British costume historian

Janet Arnold (6 October 1932 – 2 November 1998) was a British clothing historian, costume designer, teacher, conservator, and author. She is best known for her series of works called Patterns of Fashion, which included accurate scale sewing patterns, used by museums and theatres alike. She went on to write A Handbook of Costume, a book on the primary sources on costume study, and Queen Elizabeth's Wardrobe Unlock'd, as well as many other books.

Arnold was awarded the inaugural Sam Wanamaker Award in 1998. After her death, the Society of Antiquaries of London who had previously made her a fellow, created a grant in her name, as did The Costume Society, which she helped to found.

==Biography==
Janet Arnold was born at Duncan House, Clifton Down Road in Bristol on 6 October 1932. Her father, Frederick Charles Arnold was an ironmonger, whilst her mother, Adeline Arnold, was a nurse. She was educated at The Red Maids' School and took a keen interest in clothes based on the school's uniform for orphans. Arnold went to study at West of England College of Art, where she achieved a National Diploma, before obtaining her art teacher's diploma from Bristol University in 1954.

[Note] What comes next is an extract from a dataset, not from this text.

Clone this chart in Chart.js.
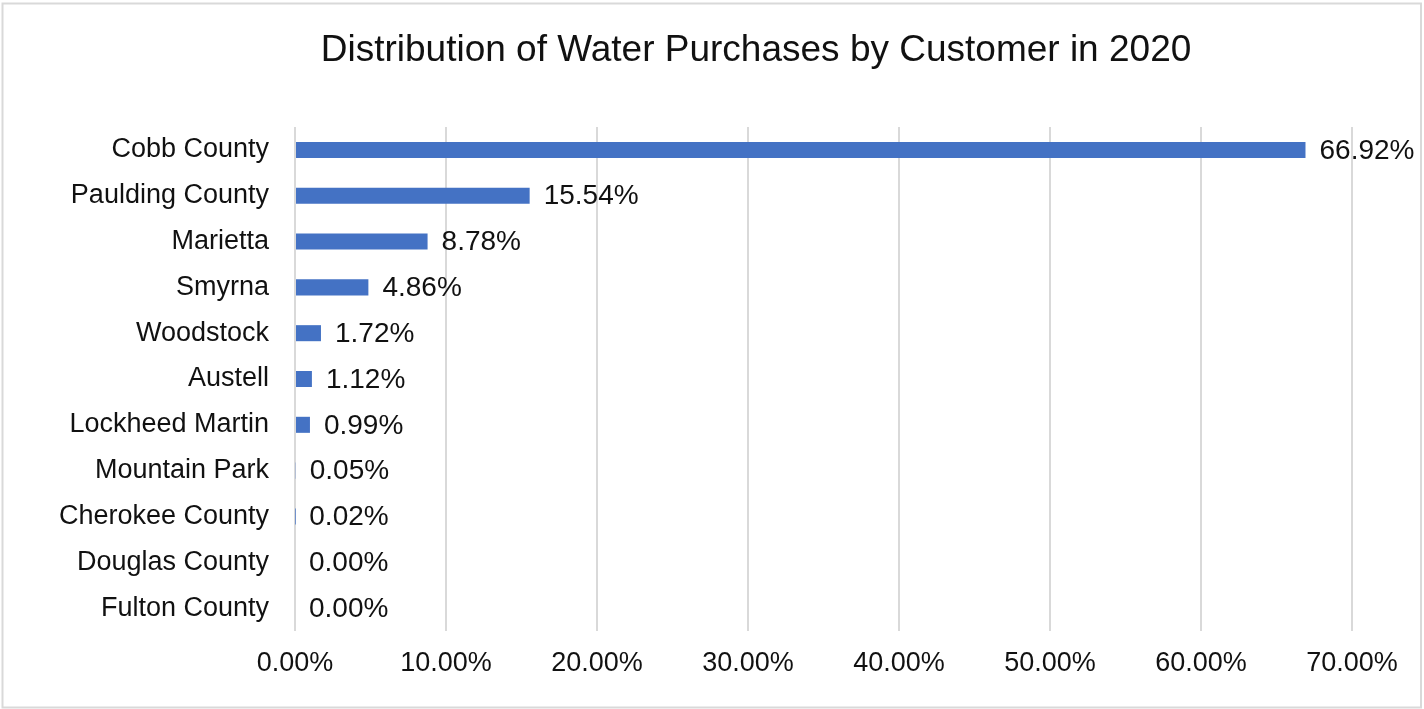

Arnold took on the role of lecturer at Hammersmith Day College in 1955 and remained there until 1962 when she moved to a senior lecturer role at Avery Hill College of Education, where she remained until 1970. In 1971, she took on a part-time role of research lecturer at West Surrey School of Art and Design. Arnold went on to start working with the department of drama and theatre studies at Royal Holloway College in 1978.

==Works==
Arnold's best known work was writing the series of books, including Patterns of Fashion, vol. 1: 1660–1860 and Patterns of Fashion, vol. 2: 1860–1940. The volumes include a large number of sewing patterns showing the change in fashion across the period, with crucial details of the construction, accurately drawn to scale. These books are regarded highly by museums, theatres, reenactment groups and students. She went on to write A Handbook of Costume in 1973, a comprehensive guide to research sources in the topic of costume study.

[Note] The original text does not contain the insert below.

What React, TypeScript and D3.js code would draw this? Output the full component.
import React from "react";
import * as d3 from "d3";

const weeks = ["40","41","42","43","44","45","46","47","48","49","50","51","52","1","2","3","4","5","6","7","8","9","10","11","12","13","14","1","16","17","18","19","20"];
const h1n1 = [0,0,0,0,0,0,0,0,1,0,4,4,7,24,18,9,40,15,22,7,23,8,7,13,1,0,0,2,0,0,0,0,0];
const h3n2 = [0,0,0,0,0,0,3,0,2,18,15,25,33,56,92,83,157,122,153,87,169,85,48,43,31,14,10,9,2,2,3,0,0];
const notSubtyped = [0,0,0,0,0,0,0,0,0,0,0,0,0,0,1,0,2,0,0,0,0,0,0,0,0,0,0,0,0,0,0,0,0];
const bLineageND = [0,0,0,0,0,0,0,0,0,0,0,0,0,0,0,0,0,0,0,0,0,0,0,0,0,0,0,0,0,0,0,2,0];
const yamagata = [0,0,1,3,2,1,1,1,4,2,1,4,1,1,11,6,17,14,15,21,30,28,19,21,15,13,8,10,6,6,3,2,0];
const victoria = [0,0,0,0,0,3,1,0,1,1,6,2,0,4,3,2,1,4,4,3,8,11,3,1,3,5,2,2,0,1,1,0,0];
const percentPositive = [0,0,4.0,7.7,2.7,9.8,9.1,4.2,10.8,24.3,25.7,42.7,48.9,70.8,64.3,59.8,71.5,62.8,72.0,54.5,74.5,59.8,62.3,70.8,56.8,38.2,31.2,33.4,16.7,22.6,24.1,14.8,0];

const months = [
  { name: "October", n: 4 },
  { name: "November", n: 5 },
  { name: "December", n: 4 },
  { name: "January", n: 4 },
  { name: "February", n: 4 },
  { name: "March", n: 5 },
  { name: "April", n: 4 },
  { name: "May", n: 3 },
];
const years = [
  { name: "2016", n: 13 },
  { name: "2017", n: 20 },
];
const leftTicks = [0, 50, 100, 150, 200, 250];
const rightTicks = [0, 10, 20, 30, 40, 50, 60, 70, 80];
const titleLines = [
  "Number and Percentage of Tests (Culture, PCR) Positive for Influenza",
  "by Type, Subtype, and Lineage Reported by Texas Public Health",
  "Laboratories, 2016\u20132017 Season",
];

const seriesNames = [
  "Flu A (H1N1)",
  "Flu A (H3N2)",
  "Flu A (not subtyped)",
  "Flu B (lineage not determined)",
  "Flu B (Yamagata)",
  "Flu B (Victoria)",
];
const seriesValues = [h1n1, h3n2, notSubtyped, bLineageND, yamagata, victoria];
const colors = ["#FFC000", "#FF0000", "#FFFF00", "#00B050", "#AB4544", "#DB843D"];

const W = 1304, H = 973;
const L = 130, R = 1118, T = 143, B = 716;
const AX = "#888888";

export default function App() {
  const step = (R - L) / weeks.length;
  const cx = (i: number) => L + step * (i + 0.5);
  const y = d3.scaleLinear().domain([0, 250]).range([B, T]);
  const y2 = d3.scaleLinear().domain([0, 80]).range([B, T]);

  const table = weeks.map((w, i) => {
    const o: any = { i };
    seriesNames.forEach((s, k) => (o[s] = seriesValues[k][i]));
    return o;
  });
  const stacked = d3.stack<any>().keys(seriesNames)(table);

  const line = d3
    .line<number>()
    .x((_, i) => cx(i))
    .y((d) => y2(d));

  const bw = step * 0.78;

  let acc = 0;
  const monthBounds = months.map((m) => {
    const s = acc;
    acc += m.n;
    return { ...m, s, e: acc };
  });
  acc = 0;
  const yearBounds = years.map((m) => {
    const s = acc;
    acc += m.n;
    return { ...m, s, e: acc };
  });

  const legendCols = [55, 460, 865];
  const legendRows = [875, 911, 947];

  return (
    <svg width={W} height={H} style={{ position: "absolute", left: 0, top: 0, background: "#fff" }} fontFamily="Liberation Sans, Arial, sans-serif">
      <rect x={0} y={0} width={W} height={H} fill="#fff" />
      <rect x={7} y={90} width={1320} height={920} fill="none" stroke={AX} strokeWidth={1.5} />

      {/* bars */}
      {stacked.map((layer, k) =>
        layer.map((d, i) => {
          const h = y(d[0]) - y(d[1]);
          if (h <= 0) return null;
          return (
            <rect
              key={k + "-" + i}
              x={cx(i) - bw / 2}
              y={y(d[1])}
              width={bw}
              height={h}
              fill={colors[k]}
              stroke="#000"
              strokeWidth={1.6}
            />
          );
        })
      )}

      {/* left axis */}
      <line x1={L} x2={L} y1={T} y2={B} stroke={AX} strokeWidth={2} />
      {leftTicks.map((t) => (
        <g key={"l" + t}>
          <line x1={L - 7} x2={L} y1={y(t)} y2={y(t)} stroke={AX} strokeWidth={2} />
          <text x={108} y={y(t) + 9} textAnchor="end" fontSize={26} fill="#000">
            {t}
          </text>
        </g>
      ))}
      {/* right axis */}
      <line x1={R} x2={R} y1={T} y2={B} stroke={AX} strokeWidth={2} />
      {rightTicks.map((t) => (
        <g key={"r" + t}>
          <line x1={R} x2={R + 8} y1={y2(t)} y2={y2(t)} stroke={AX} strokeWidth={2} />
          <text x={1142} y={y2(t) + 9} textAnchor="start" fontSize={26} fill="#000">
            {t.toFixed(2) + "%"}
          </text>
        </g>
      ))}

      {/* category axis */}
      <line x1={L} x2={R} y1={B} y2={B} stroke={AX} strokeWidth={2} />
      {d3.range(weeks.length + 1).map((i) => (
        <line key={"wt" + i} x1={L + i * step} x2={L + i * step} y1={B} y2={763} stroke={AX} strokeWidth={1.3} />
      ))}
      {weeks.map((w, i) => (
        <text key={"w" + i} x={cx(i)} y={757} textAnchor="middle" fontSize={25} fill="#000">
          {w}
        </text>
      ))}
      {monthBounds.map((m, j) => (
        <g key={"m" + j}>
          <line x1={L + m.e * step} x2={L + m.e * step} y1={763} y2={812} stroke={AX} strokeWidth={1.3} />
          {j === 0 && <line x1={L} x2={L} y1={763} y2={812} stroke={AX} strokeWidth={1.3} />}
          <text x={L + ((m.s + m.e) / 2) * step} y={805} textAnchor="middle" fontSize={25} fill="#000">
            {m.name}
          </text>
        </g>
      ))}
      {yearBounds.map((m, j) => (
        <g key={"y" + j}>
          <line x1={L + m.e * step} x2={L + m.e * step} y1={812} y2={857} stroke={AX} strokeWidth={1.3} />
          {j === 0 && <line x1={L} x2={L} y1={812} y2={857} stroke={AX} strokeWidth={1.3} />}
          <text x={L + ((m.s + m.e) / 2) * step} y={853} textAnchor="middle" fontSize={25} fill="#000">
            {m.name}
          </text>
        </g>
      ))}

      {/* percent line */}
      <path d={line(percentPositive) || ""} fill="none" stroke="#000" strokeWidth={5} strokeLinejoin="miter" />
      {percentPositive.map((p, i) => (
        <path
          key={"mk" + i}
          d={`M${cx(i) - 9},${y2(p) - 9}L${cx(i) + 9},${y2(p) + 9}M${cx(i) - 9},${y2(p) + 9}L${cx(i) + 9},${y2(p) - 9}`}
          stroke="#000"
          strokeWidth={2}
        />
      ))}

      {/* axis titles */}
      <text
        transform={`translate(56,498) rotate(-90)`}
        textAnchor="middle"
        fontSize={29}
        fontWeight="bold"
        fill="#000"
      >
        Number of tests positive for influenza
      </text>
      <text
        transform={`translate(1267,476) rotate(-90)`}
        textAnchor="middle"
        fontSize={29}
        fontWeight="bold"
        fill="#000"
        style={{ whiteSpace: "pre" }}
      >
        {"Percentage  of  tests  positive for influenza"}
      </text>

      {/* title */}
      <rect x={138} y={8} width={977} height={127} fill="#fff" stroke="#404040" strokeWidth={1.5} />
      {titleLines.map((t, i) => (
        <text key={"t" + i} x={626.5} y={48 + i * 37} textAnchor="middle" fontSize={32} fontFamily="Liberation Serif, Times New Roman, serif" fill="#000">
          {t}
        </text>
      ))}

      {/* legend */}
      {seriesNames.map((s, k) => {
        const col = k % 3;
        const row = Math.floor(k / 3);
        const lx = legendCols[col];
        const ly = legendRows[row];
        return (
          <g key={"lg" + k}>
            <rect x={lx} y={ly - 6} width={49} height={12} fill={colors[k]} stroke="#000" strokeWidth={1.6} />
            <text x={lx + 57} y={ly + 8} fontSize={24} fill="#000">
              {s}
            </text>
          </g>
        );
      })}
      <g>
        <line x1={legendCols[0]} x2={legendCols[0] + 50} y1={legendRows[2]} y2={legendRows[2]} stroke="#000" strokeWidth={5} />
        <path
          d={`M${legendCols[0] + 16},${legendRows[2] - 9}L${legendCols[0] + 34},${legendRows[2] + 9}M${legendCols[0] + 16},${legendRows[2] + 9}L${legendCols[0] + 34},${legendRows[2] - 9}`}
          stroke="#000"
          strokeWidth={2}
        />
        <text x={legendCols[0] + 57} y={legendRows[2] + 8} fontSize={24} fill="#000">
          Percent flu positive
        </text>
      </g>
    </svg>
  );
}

She helped ensure the accuracy of costumes for film and television, as well as ensure that museums had accurate replicas of outfits. During the late 1970s and throughout the 1980s, Arnold worked on her opus Queen Elizabeth's Wardrobe Unlock'd.

==Selected bibliography==
- 1964: Patterns of Fashion 1 (cut and construction of women's clothing, 1660–1860), Wace 1964, Macmillan 1972. Revised metric edition, Drama Books 1977. ISBN 0-89676-026-X.
- 1966: Patterns of Fashion 2: Englishwomen's dresses and their construction c. 1860–1940, Wace 1966, Macmillan 1972. Revised metric edition, Drama Books 1977. ISBN 0-89676-027-8
- 1970: Perukes and Periwigs, Her Majesty's Stationery Office, 1970. A booklet on the development of wig styles in paintings at the National Portrait Gallery, London.
- 1973: A Handbook of Costume, Macmillan 1973. Reprinted 1978. A guide to the primary sources for costume study.
- 1980: Lost from Her Majesty's Back, the Costume Society, 1980. Items of clothing and jewels lost or given away by Elizabeth I between 1561 and 1583, entered in one of the day books kept for the records of the Wardrobe of Robes.
- 1985: Patterns of Fashion: the cut and construction of clothes for men and women 1560–1620, Macmillan 1985. Revised edition 1986. ISBN 0-89676-083-9
- 1988: Queen Elizabeth's Wardrobe Unlock'd, W. S. Maney and Son Ltd, Leeds, 1988. ISBN 0-901286-20-6 A study of the clothing of Queen Elizabeth I, based on portraits, surviving inventories of the Wardrobe of Robes, and other original documents.
- 2008: Patterns of Fashion 4: the cut and construction of linen shirts, smocks, neckwear, headwear and accessories for men and women c. 1540–1660, London, Macmillan, November 2008, ISBN 978-0-333-57082-1

===Posthumous publications===
- 2018: Arnold, Janet; Tiramani, Jenny; Costigliolo, Luca; Passot, Sebastien; Lucas, Armelle; Pietsch, Johannes: Patterns of fashion 5 : the content, cut, construction and context of bodies, stays, hoops and rumps c. 1595-1795 (1st ed.). London: The School of Historical Dress. ISBN 978-0-9931744-2-1 .
- 2022: Arnold, Janet; Passot, Sébastien; Thornton, Claire; Tiramani, Jenny: Patterns of fashion 6, The content, cut, construction and context of women's European dress c. 1695-1795. London: The School of Historical Dress. ISBN 978-0-9931744-5-2 .

==Legacy==
In the 1980s, Arnold was nominated first as honorary research associate and then honorary research fellow at Royal Holloway College. In 1981, she became a fellow of the Society of Antiquaries of London. She was presented the inaugural Sam Wanamaker Award in July 1998 with Mark Rylance. Arnold died of lymphoma at her home in London on 2 November 1998; she had been working on costumes for Theatre Royal, Bristol and Mermaid Theatre just two days earlier.

The Society of Antiquaries of London set up a research grant in her honour, which makes annual grants to further in-depth study of the history of dress and the materials from which it is made. The Costume Society, which Arnold helped to found, gives out an annual award of £500 in her memory to a student who has produced a reconstructed garment from one of her books.

In May 2020, the rights to the out-of-print Patterns of Fashions 1-4 books reverted from Macmillan Publishing to The School of Historical Dress. The School is republishing the collected works as well as previously planned but incomplete volumes.